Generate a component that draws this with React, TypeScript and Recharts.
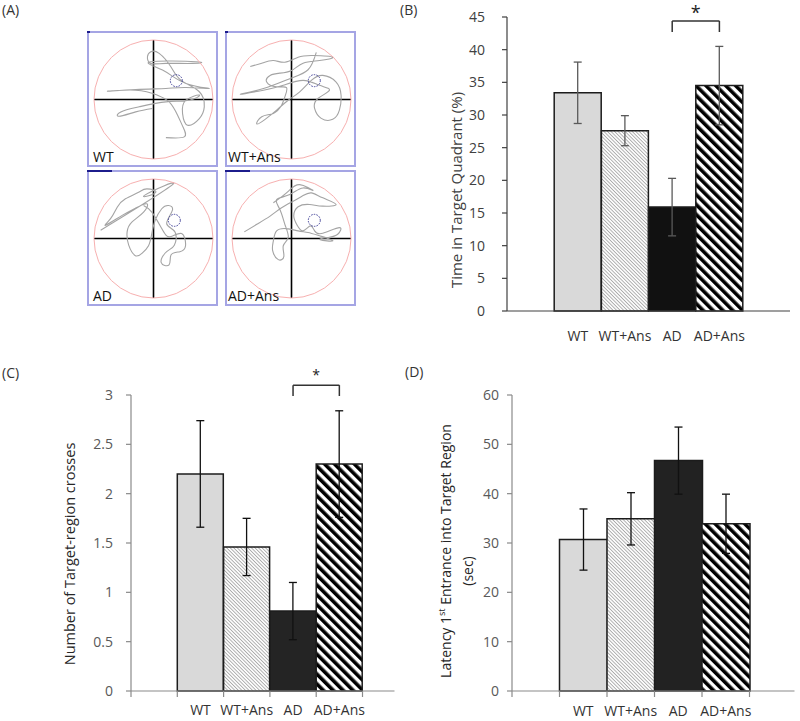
import React from "react";
import {
  BarChart,
  Bar,
  XAxis,
  YAxis,
  ErrorBar,
  Cell,
  ReferenceLine,
  ReferenceDot,
  LineChart,
  Line,
} from "recharts";

const FONT = "'Open Sans', sans-serif";

// groups (first slot is the empty band Excel leaves left of the bars)
const groups = ["", "WT", "WT+Ans", "AD", "AD+Ans"];

// (B) time in target quadrant (%)
const quadrantTime = [null, 33.4, 27.6, 15.9, 34.5];
const quadrantErr = [null, 4.7, 2.3, 4.4, 6.0];
const quadrantTicks = [0, 5, 10, 15, 20, 25, 30, 35, 40, 45];

// (C) number of target-region crosses
const crosses = [null, 2.2, 1.46, 0.81, 2.3];
const crossesErr = [null, 0.54, 0.29, 0.29, 0.54];
const crossesTicks = [0, 0.5, 1, 1.5, 2, 2.5, 3];

// (D) latency of 1st entrance into target region (sec)
const latency = [null, 30.7, 34.9, 46.7, 33.9];
const latencyErr = [null, 6.2, 5.3, 6.8, 6.0];
const latencyTicks = [0, 10, 20, 30, 40, 50, 60];

// (A) swim paths, pool coords (radius 60, centre 0,0)
const wtPath = [
  [12.5, -38.4], [31.0, -37.7], [30.0, -28.3], [24.3, -15.8], [15.8, -2.4], [4.0, 4.4],
  [-17.9, 9.4], [-46.5, 8.4], [-17.9, 10.1], [12.5, 11.1], [32.7, 12.1], [56.3, 11.1],
  [32.7, 16.2], [9.1, 29.7], [-2.7, 38.1], [42.8, 38.1], [39.4, 36.4], [12.5, 36.4],
  [-2.7, 36.4], [-6.1, 43.1], [-2.7, 48.2], [5.7, 46.5], [17.5, 33.0], [27.6, 19.5],
  [46.2, 7.8], [51.2, -7.4], [46.2, -19.2], [34.4, -25.9], [29.3, -14.2], [32.7, -0.7],
  [46.2, 4.4], [36.1, -0.7], [12.5, -2.4], [-14.5, -7.4], [-33.0, -12.5], [-34.7, -16.9],
  [-17.9, -12.5], [-1.0, -9.1],
];
const wtAnsPath = [
  [-41.6, 33.3], [-30.0, 36.6], [-18.3, 39.3], [-6.7, 37.6], [6.7, 42.6], [21.6, 44.3],
  [41.6, 42.6], [28.3, 39.3], [11.7, 36.6], [0, 29.3], [-11.7, 26.6], [-21.6, 24.3],
  [-25.0, 17.6], [-15.0, 12.7], [-5.0, 12.0], [-6.7, 2.7], [-10.0, -5.7], [-18.3, -14.0],
  [-30.0, -17.3], [-35.0, -24.6], [-26.6, -20.0], [-15.0, -10.7], [-3.3, -0.7], [8.3, 7.7],
  [20.0, 19.3], [31.6, 24.3], [45.0, 17.6], [50.0, 4.3], [48.3, -10.7], [41.6, -20.0],
  [30.0, -19.0], [23.3, -9.0], [26.6, 1.0], [38.3, 9.3], [28.3, 14.3], [11.7, 19.3],
  [-8.3, 14.3], [-28.3, 9.3], [-51.6, 5.3], [-28.3, 11.0], [-1.7, 21.0], [16.7, 30.0],
  [25.0, 47.6],
];
const adPath = [
  [-53.3, 8.3], [20.0, 55.0], [-8.3, 44.0], [1.7, 46.0], [-6.7, 50.0], [-15.0, 46.6],
  [-28.3, 40.0], [-36.6, 31.6], [-43.3, 20.0], [-48.3, 13.3], [-31.6, 23.3], [-18.3, 30.6],
  [-6.7, 35.0], [-10.0, 26.6], [-21.6, 16.7], [-26.6, 6.7], [-25.0, -6.7], [-18.3, -17.3],
  [-11.7, -15.0], [-5.0, -7.3], [-1.7, 5.0], [1.7, 18.3], [8.3, 30.0], [15.0, 33.3],
  [19.0, 28.3], [13.3, 15.0], [21.6, 6.7], [21.0, -6.7], [13.3, -13.3], [7.7, -24.0],
  [15.7, -26.6], [17.6, -16.7], [26.6, -13.3], [32.3, -7.3], [28.3, 5.0], [16.7, 1.7],
  [8.3, 10.0], [-1.7, 26.6], [-10.0, 33.3],
];
const adAnsPath = [
  [-47.6, 6.7], [-35.0, 14.3], [-21.6, 22.6], [-10.0, 31.0], [1.7, 37.6], [11.7, 43.3],
  [20.0, 46.0], [31.6, 41.0], [45.0, 34.3], [31.6, 32.6], [18.3, 34.3], [6.7, 32.0],
  [2.3, 22.6], [5.7, 13.3], [11.7, 7.7], [19.0, 12.7], [23.3, 7.7], [31.6, 5.3],
  [48.3, 11.0], [46.6, 4.3], [36.6, 1.0], [29.0, -1.3], [41.6, -2.3], [28.3, 2.7],
  [16.7, 6.0], [6.7, 7.7], [-5.0, 10.0], [-15.0, 7.7], [-18.3, -2.3], [-19.0, -12.3],
  [-13.3, -21.3], [-7.7, -18.0], [-8.3, -7.3], [-3.3, 1.0], [-6.7, 14.3], [-11.7, 29.3],
  [-15.0, 39.3], [-1.7, 44.3], [11.7, 51.0], [21.6, 48.6], [8.3, 54.3], [-3.3, 47.6],
  [-18.3, 36.0],
];

// hidden platform position per pool
const platforms = [[23, 19], [23, 19], [21, 18.3], [23, 18.3]];

const pools = [
  { name: "WT", path: wtPath, left: 87, top: 31, bar: 3 },
  { name: "WT+Ans", path: wtAnsPath, left: 225, top: 31, bar: 3 },
  { name: "AD", path: adPath, left: 87, top: 170, bar: 25 },
  { name: "AD+Ans", path: adAnsPath, left: 225, top: 170, bar: 25 },
];

const toRows = (vals: (number | null)[], errs: (number | null)[]) =>
  groups.map((g, i) => ({ group: g, value: vals[i], err: errs[i] }));

function Pool({ pool, idx }: { pool: any; idx: number }) {
  const pts = pool.path.map(([x, y]: number[]) => ({ x, y }));
  const [px, py] = platforms[idx];
  return (
    <div style={{ position: "absolute", left: pool.left, top: pool.top, width: 131, height: 136 }}>
      <LineChart width={131} height={136} data={pts} margin={{ top: 9, right: 5, bottom: 8, left: 7 }}>
        <XAxis type="number" dataKey="x" domain={[-60, 60]} hide />
        <YAxis type="number" domain={[-60, 60]} hide />
        <ReferenceDot x={0} y={0} r={59.5} fill="none" stroke="#f7b0b0" strokeWidth={1} />
        <ReferenceLine x={0} stroke="#000" strokeWidth={1.6} />
        <ReferenceLine y={0} stroke="#000" strokeWidth={1.6} />
        <Line
          dataKey="y"
          type="natural"
          stroke="#a4a4a4"
          strokeWidth={1.1}
          strokeLinejoin="round"
          dot={false}
          isAnimationActive={false}
        />
        <ReferenceDot x={px} y={py} r={6} fill="none" stroke="#3d3d96" strokeWidth={1} strokeDasharray="1.5 1.2" />
      </LineChart>
      <div
        style={{
          position: "absolute", left: 0, top: 0, width: 131, height: 136,
          boxSizing: "border-box", border: "2px solid #a5a5e4", pointerEvents: "none",
        }}
      />
      <div style={{ position: "absolute", left: 0, top: 0, width: pool.bar, height: 2, background: "#1c1c8c" }} />
      <div
        style={{
          position: "absolute", left: idx % 2 === 0 ? 6 : 3, top: 119, fontFamily: FONT,
          fontSize: 14, lineHeight: "14px", color: "#111",
        }}
      >
        {pool.name}
      </div>
    </div>
  );
}

function CategoryTick(props: any) {
  const { x, y, payload, index, band, dy, color, marks, markColor } = props;
  const label = String(payload.value).trim();
  const last = index === groups.length - 1;
  return (
    <g>
      {marks && <line x1={x - band / 2} x2={x - band / 2} y1={y} y2={y + 6} stroke={markColor} strokeWidth={1.2} />}
      {marks && last && (
        <line x1={x + band / 2} x2={x + band / 2} y1={y} y2={y + 6} stroke={markColor} strokeWidth={1.2} />
      )}
      {label && (
        <text x={x} y={y + dy} textAnchor="middle" fill={color} fontSize={14} fontFamily={FONT}>
          {label}
        </text>
      )}
    </g>
  );
}

function BarPanel(props: any) {
  const {
    id, left, top, width, height, margin, data, ticks, domain, axisColor, textColor,
    tickMargin, band, padRight, marks, labelDy, errColor, darkFill, bracket, starSize, starOffset,
  } = props;
  const fills = ["none", "#d9d9d9", `url(#${id}-fine)`, darkFill, `url(#${id}-wide)`];
  return (
    <div style={{ position: "absolute", left, top }}>
      <BarChart width={width} height={height} data={data} margin={margin} barCategoryGap={0} barGap={0}>
        <defs>
          <pattern id={`${id}-fine`} patternUnits="userSpaceOnUse" width={2.5} height={2.5} patternTransform="rotate(-45)">
            <rect width={2.5} height={2.5} fill="#fff" />
            <line x1={1.25} y1={0} x2={1.25} y2={2.5} stroke="#a8a8a8" strokeWidth={0.9} />
          </pattern>
          <pattern id={`${id}-wide`} patternUnits="userSpaceOnUse" width={7} height={7} patternTransform="rotate(-45)">
            <rect width={7} height={7} fill="#fff" />
            <rect x={0} y={0} width={3.6} height={7} fill="#000" />
          </pattern>
        </defs>
        <XAxis
          dataKey="group"
          height={30}
          interval={0}
          padding={{ left: 0, right: padRight }}
          tickLine={false}
          tickSize={0}
          tickMargin={0}
          axisLine={{ stroke: axisColor, strokeWidth: 1.2 }}
          tick={(p: any) => (
            <CategoryTick {...p} band={band} dy={labelDy} color="#333" marks={marks} markColor={axisColor} />
          )}
        />
        <YAxis
          type="number"
          width={60}
          domain={domain}
          ticks={ticks}
          interval={0}
          tickSize={5}
          tickMargin={tickMargin}
          axisLine={{ stroke: axisColor, strokeWidth: 1.2 }}
          tickLine={{ stroke: axisColor, strokeWidth: 1.2 }}
          tick={{ fill: textColor, fontSize: 14, fontFamily: FONT }}
        />
        <Bar dataKey="value" stroke="#1c1c1c" strokeWidth={1.5} isAnimationActive={false}>
          {data.map((_: any, i: number) => (
            <Cell key={i} fill={fills[i]} />
          ))}
          <ErrorBar dataKey="err" width={4} stroke={errColor} strokeWidth={1.3} />
        </Bar>
        {bracket && (
          <ReferenceLine
            segment={[{ x: "AD", y: bracket[0] }, { x: "AD+Ans", y: bracket[0] }]}
            stroke="#333"
            strokeWidth={1.5}
            ifOverflow="visible"
            label={{ value: "*", position: "top", offset: starOffset, fill: "#222", fontSize: starSize, fontFamily: FONT }}
          />
        )}
        {bracket && (
          <ReferenceLine
            segment={[{ x: "AD", y: bracket[0] }, { x: "AD", y: bracket[1] }]}
            stroke="#333"
            strokeWidth={1.5}
            ifOverflow="visible"
          />
        )}
        {bracket && (
          <ReferenceLine
            segment={[{ x: "AD+Ans", y: bracket[0] }, { x: "AD+Ans", y: bracket[1] }]}
            stroke="#333"
            strokeWidth={1.5}
            ifOverflow="visible"
          />
        )}
      </BarChart>
    </div>
  );
}

const panelLabel = (text: string, left: number, top: number) => (
  <div
    style={{
      position: "absolute", left, top, fontFamily: FONT, fontSize: 14,
      lineHeight: "14px", color: "#333",
    }}
  >
    {text}
  </div>
);

const yTitle = (content: React.ReactNode, cx: number, cy: number, size: number, color: string) => (
  <div
    style={{
      position: "absolute", left: cx, top: cy, fontFamily: FONT, fontSize: size,
      lineHeight: `${size + 2}px`, color, whiteSpace: "nowrap",
      transform: "translate(-50%, -50%) rotate(-90deg)",
    }}
  >
    {content}
  </div>
);

export default function App() {
  return (
    <div style={{ position: "absolute", left: 0, top: 0, width: 800, height: 721, background: "#fff", overflow: "hidden" }}>
      {panelLabel("(A)", 2, 3)}
      {panelLabel("(B)", 400, 3)}
      {panelLabel("(C)", 2, 366)}
      {panelLabel("(D)", 405, 365)}

      {pools.map((p, i) => (
        <Pool key={p.name} pool={p} idx={i} />
      ))}

      <BarPanel
        id="b"
        left={400}
        top={0}
        width={400}
        height={345}
        margin={{ top: 17, right: 10, bottom: 4, left: 47 }}
        data={toRows(quadrantTime, quadrantErr)}
        ticks={quadrantTicks}
        domain={[0, 45]}
        axisColor="#404040"
        textColor="#404040"
        tickMargin={17}
        band={47.2}
        padRight={47}
        marks={false}
        labelDy={30}
        errColor="#5a5a5a"
        darkFill="#111"
        bracket={[44.4, 42.7]}
        starSize={18}
        starOffset={2}
      />
      {yTitle("Time in Target Quadrant (%)", 456, 190, 15, "#404040")}

      <BarPanel
        id="c"
        left={0}
        top={330}
        width={420}
        height={391}
        margin={{ top: 65, right: 25.5, bottom: 0, left: 71 }}
        data={toRows(crosses, crossesErr)}
        ticks={crossesTicks}
        domain={[0, 3]}
        axisColor="#8a8a8a"
        textColor="#595959"
        tickMargin={13}
        band={46.3}
        padRight={32}
        marks={true}
        labelDy={24}
        errColor="#111"
        darkFill="#242424"
        bracket={[3.1, 2.99]}
        starSize={14}
        starOffset={5}
      />
      {yTitle("Number of Target-region crosses", 70, 554, 14.5, "#262626")}

      <BarPanel
        id="d"
        left={400}
        top={330}
        width={400}
        height={391}
        margin={{ top: 65, right: 5.5, bottom: 0, left: 52 }}
        data={toRows(latency, latencyErr)}
        ticks={latencyTicks}
        domain={[0, 60]}
        axisColor="#8a8a8a"
        textColor="#595959"
        tickMargin={8}
        band={47.5}
        padRight={45}
        marks={true}
        labelDy={25}
        errColor="#111"
        darkFill="#222"
        bracket={null}
        starSize={14}
        starOffset={2}
      />
      {yTitle(
        <span>
          Latency 1<sup style={{ fontSize: 9, lineHeight: 0 }}>st</sup> Entrance into Target Region
        </span>,
        446, 551, 14, "#262626"
      )}
      {yTitle("(sec)", 468, 571, 14, "#262626")}
    </div>
  );
}
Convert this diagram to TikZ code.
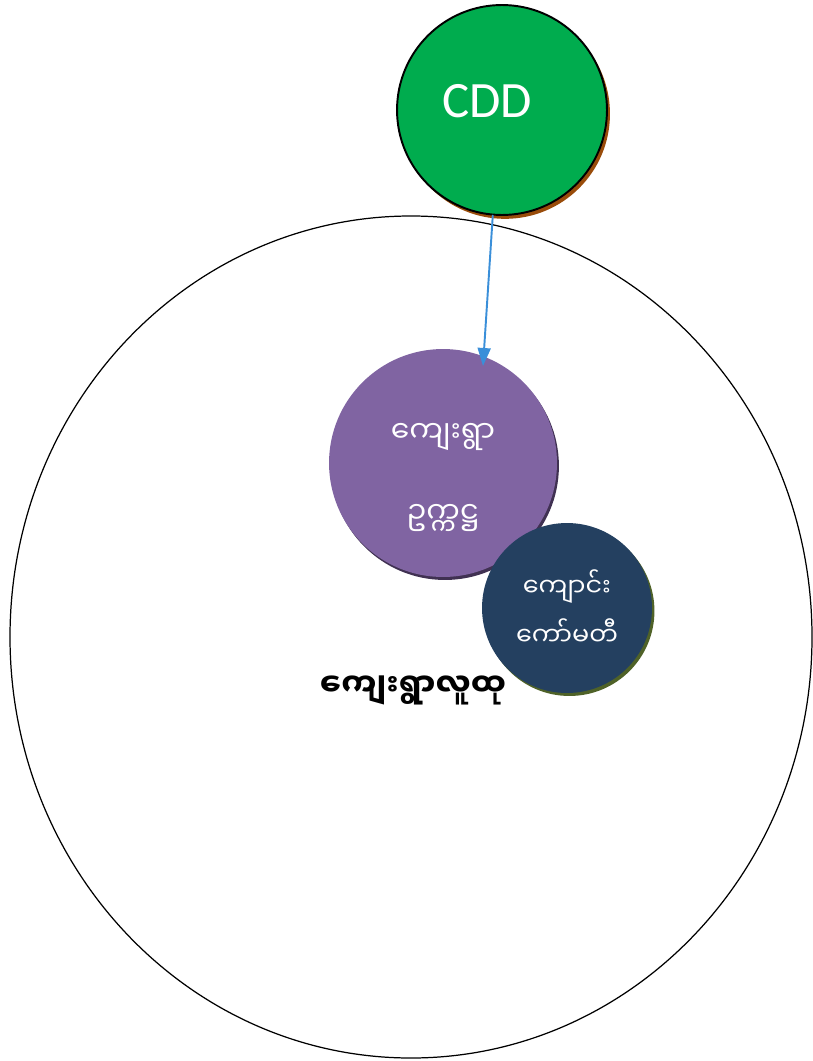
\documentclass[tikz,border=0pt]{standalone}
\usepackage{fontspec}
\setmainfont{Carlito}
\newfontfamily\mmfont[Script=Myanmar]{Noto Sans Myanmar UI}
\usetikzlibrary{shadows,arrows.meta}
\definecolor{cddgreen}{RGB}{0,172,78}
\definecolor{cddshade}{RGB}{153,76,10}
\definecolor{chairfill}{RGB}{128,100,162}
\definecolor{chairshade}{RGB}{64,49,82}
\definecolor{schoolfill}{RGB}{36,64,96}
\definecolor{schoolshade}{RGB}{79,98,40}
\definecolor{linkblue}{RGB}{58,143,217}
\begin{document}
\begin{tikzpicture}[x=0.02cm, y=-0.02cm, line join=round, line cap=round, >={Triangle[length=3.6mm,width=2.6mm]},
	ball/.style={circle, inner sep=0pt},
	mmtext/.style={font=\mmfont\fontsize{#1}{#1}\selectfont, inner sep=0pt, text=white}]
			\useasboundingbox (0,0) rectangle (812,1061);
			\draw[line width=0.7pt] (411,637) ellipse[x radius=401, y radius=421];
			\node[ball, minimum size=4.2cm, fill=cddgreen, draw=black, line width=1.1pt,
				general shadow={fill=cddshade, shadow xshift=1.7pt, shadow yshift=-2.2pt}] (cdd) at (502,110) {};
			\node[inner sep=0pt, text=white, font=\fontsize{29}{32}\selectfont] (cddtext) at (487,101) {CDD};
			\node[ball, minimum size=4.56cm, fill=chairfill,
				general shadow={fill=chairshade, shadow xshift=1.1pt, shadow yshift=-1.7pt}] (chair) at (443,463) {};
			\node[mmtext=17] (chairtop) at (443,437) {ကျေးရွာ};
			\node[mmtext=17] (chairbot) at (443,518) {ဥက္ကဋ္ဌ};
			\node[ball, minimum width=3.4cm, minimum height=3.28cm, fill=schoolfill,
				general shadow={fill=schoolshade, shadow xshift=1.4pt, shadow yshift=-1.7pt}] (school) at (567,608) {};
			\node[mmtext=14.5] (schooltop) at (567,587) {ကျောင်း};
			\node[mmtext=14.5] (schoolbot) at (567,632) {ကော်မတီ};
			\node[inner sep=0pt, text=black, font=\mmfont\bfseries\fontsize{18}{18}\selectfont] (village) at (413,690) {ကျေးရွာလူထု};
			\coordinate (tip) at (483,366);
			\draw[->, linkblue, line width=1.1pt] (cdd.-95)--(tip);
			\end{tikzpicture}
\end{document}
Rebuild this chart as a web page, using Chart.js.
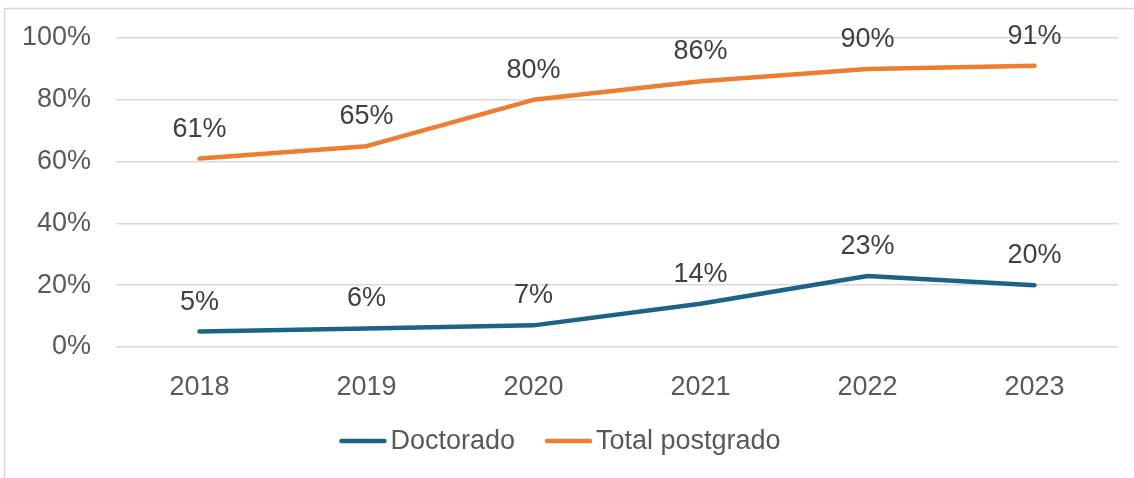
<!DOCTYPE html>
<html>
<head>
<meta charset="utf-8">
<script src="https://cdn.jsdelivr.net/npm/chart.js@4"></script>
<style>
  html, body { margin: 0; padding: 0; background: #fff; }
  #wrap { width: 1134px; height: 478px; }
</style>
</head>
<body>
<div id="wrap"><canvas id="chart" width="1134" height="478"></canvas></div>
<script>
const years = ['2018', '2019', '2020', '2021', '2022', '2023'];
const doctorado = [5, 6, 7, 14, 23, 20];
const totalPostgrado = [61, 65, 80, 86, 90, 91];
const yTicks = [0, 20, 40, 60, 80, 100];

const FONT = '"Liberation Sans", Arial, sans-serif';
const AXIS_COLOR = '#595959';
const LABEL_COLOR = '#404040';

// outer frame (chart is cropped on the right and bottom)
const framePlugin = {
  id: 'frame',
  beforeDraw(chart) {
    const c = chart.ctx;
    c.save();
    c.strokeStyle = '#d9d9d9';
    c.lineWidth = 1.5;
    c.beginPath();
    c.moveTo(4.5, chart.height);
    c.lineTo(4.5, 8.5);
    c.lineTo(chart.width, 8.5);
    c.stroke();
    c.restore();
  }
};

// percentage labels above each point
const valueLabels = {
  id: 'valueLabels',
  afterDatasetsDraw(chart) {
    const c = chart.ctx;
    c.save();
    c.font = '27px ' + FONT;
    c.fillStyle = LABEL_COLOR;
    c.textAlign = 'center';
    c.textBaseline = 'alphabetic';
    chart.data.datasets.forEach((ds, i) => {
      chart.getDatasetMeta(i).data.forEach((pt, j) => {
        c.fillText(ds.data[j] + '%', pt.x, pt.y - 22);
      });
    });
    c.restore();
  }
};

// legend drawn with a short gap between line sample and text
const lineLegend = {
  id: 'lineLegend',
  afterDraw(chart) {
    const c = chart.ctx;
    c.save();
    c.font = '27px ' + FONT;
    const sample = 47, gap = 4, between = 30;
    const items = chart.data.datasets.map(ds => ({
      text: ds.label, color: ds.borderColor,
      w: sample + gap + c.measureText(ds.label).width
    }));
    const total = items.reduce((s, it) => s + it.w, 0) + between * (items.length - 1);
    let x = 560 - total / 2;
    const y = 441;
    items.forEach(it => {
      c.strokeStyle = it.color;
      c.lineWidth = 4.5;
      c.lineCap = 'round';
      c.beginPath();
      c.moveTo(x + 2, y);
      c.lineTo(x + sample - 2, y);
      c.stroke();
      c.fillStyle = AXIS_COLOR;
      c.textAlign = 'left';
      c.textBaseline = 'middle';
      c.fillText(it.text, x + sample + gap, y + 1);
      x += it.w + between;
    });
    c.restore();
  }
};

new Chart(document.getElementById('chart'), {
  type: 'line',
  data: {
    labels: years,
    datasets: [
      {
        label: 'Doctorado',
        data: doctorado,
        borderColor: '#1d6386',
        backgroundColor: '#1d6386',
        borderWidth: 4.5,
        borderCapStyle: 'round',
        borderJoinStyle: 'round',
        pointRadius: 0,
        tension: 0
      },
      {
        label: 'Total postgrado',
        data: totalPostgrado,
        borderColor: '#ed7d31',
        backgroundColor: '#ed7d31',
        borderWidth: 4.5,
        borderCapStyle: 'round',
        borderJoinStyle: 'round',
        pointRadius: 0,
        tension: 0
      }
    ]
  },
  options: {
    responsive: false,
    animation: false,
    devicePixelRatio: 1,
    layout: { padding: { left: 0, right: 16, top: 38, bottom: 0 } },
    plugins: {
      legend: { display: false },
      tooltip: { enabled: false }
    },
    scales: {
      x: {
        offset: true,
        grid: { display: false, drawTicks: false },
        border: { display: false },
        ticks: { color: AXIS_COLOR, font: { family: FONT, size: 27 }, padding: 24, maxRotation: 0 },
        afterFit(s) { s.height = 131; }
      },
      y: {
        min: 0,
        max: 100,
        afterBuildTicks(s) { s.ticks = yTicks.map(v => ({ value: v })); },
        grid: { color: '#d9d9d9', lineWidth: 1.5, drawTicks: false },
        border: { display: false },
        ticks: {
          color: AXIS_COLOR,
          font: { family: FONT, size: 27 },
          padding: 25,
          callback: v => v + '%'
        },
        afterFit(s) {
          s.width = 116;
          s.paddingTop = 0;
          s.paddingBottom = 0;
        }
      }
    }
  },
  plugins: [framePlugin, valueLabels, lineLegend]
});
</script>
</body>
</html>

------------

[Problem details]:
Show every line that contains the word "this".

[Finished exercise]:
Generate a component that draws this with React, TypeScript and Recharts.
Convert this diagram to TikZ code.
Rebuild this chart as a web page, using Chart.js.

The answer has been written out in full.